───── INFORMATION SUPPLIED

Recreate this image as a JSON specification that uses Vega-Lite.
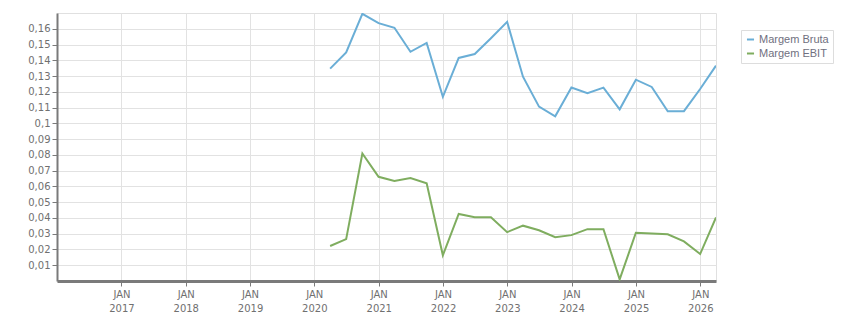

──────────
───── INFORMATION SUPPLIED

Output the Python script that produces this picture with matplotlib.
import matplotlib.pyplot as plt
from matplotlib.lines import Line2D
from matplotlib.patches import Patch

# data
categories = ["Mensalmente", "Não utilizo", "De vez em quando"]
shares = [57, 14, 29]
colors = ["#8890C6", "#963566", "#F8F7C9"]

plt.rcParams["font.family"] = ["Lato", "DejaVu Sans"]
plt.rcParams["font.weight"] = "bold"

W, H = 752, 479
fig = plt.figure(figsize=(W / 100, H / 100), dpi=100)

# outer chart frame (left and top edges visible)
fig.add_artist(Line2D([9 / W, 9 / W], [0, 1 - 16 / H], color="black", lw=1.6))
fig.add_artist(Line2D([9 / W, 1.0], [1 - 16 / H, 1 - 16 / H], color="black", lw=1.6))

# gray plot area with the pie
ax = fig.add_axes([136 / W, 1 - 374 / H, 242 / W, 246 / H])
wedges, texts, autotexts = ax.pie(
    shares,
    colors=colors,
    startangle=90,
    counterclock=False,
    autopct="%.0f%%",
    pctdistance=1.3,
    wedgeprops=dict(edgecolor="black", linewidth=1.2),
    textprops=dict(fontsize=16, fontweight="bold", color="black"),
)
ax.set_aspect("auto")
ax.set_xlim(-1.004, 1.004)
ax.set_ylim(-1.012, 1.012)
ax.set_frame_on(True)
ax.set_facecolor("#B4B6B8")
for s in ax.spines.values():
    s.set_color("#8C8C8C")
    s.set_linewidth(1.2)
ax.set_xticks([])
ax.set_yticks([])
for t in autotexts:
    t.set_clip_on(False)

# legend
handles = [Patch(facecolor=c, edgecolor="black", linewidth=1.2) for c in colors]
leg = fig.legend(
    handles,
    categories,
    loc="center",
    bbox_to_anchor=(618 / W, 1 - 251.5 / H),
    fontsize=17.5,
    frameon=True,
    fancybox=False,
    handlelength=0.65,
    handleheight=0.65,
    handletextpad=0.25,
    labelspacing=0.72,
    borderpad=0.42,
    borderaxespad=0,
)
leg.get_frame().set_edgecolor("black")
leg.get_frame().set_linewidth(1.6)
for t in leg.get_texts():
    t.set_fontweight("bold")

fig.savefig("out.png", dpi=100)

──────────
───── INFORMATION SUPPLIED

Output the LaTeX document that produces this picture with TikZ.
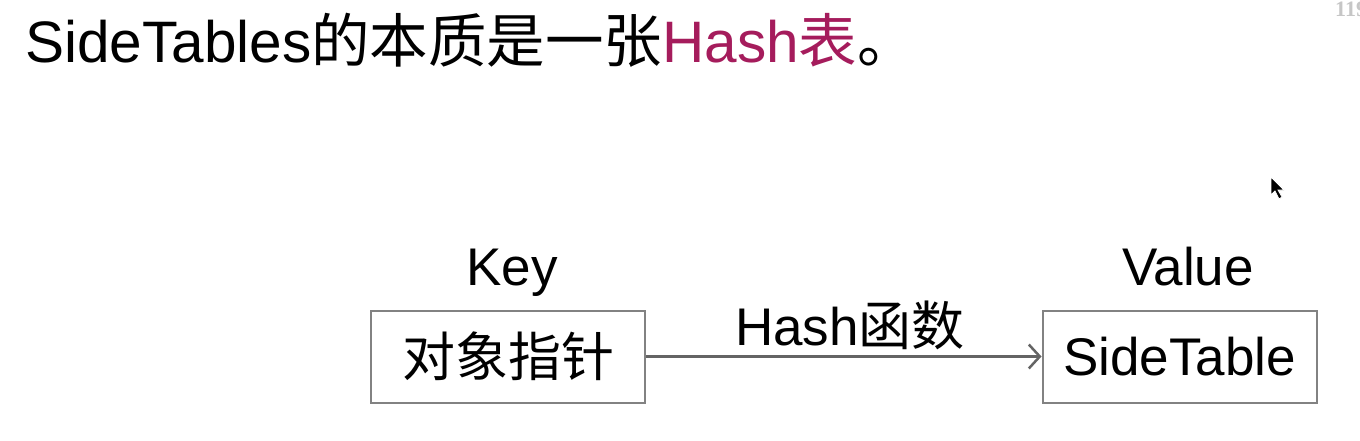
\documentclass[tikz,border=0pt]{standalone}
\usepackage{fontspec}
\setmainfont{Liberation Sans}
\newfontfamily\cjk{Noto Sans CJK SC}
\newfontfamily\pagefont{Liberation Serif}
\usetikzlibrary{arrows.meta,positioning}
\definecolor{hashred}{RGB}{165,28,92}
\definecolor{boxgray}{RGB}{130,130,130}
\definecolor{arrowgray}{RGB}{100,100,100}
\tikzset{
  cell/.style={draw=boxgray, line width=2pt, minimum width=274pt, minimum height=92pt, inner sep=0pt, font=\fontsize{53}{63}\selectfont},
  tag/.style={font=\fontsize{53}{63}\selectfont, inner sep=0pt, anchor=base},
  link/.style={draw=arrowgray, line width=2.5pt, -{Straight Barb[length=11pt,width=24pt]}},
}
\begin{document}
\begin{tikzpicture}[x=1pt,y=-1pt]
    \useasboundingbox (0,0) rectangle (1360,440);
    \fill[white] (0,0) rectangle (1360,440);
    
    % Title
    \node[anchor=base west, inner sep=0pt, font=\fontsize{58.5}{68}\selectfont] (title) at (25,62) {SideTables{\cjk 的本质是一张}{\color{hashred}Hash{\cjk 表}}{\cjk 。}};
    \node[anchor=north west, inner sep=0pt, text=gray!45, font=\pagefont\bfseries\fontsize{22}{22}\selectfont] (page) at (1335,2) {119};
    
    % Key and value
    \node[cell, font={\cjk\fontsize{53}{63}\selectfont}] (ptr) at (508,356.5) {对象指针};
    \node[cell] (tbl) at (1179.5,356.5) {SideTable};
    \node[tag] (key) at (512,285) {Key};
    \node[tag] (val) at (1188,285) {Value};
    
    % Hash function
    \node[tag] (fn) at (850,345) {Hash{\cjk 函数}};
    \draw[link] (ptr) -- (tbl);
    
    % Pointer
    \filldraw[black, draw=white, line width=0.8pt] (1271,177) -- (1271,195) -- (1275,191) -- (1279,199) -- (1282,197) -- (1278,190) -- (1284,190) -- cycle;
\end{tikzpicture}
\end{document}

──────────

Gather all lines where the word "with" appears.

Output the Python script that produces this picture with matplotlib.
# gray plot area with the pie
Output the LaTeX document that produces this picture with TikZ.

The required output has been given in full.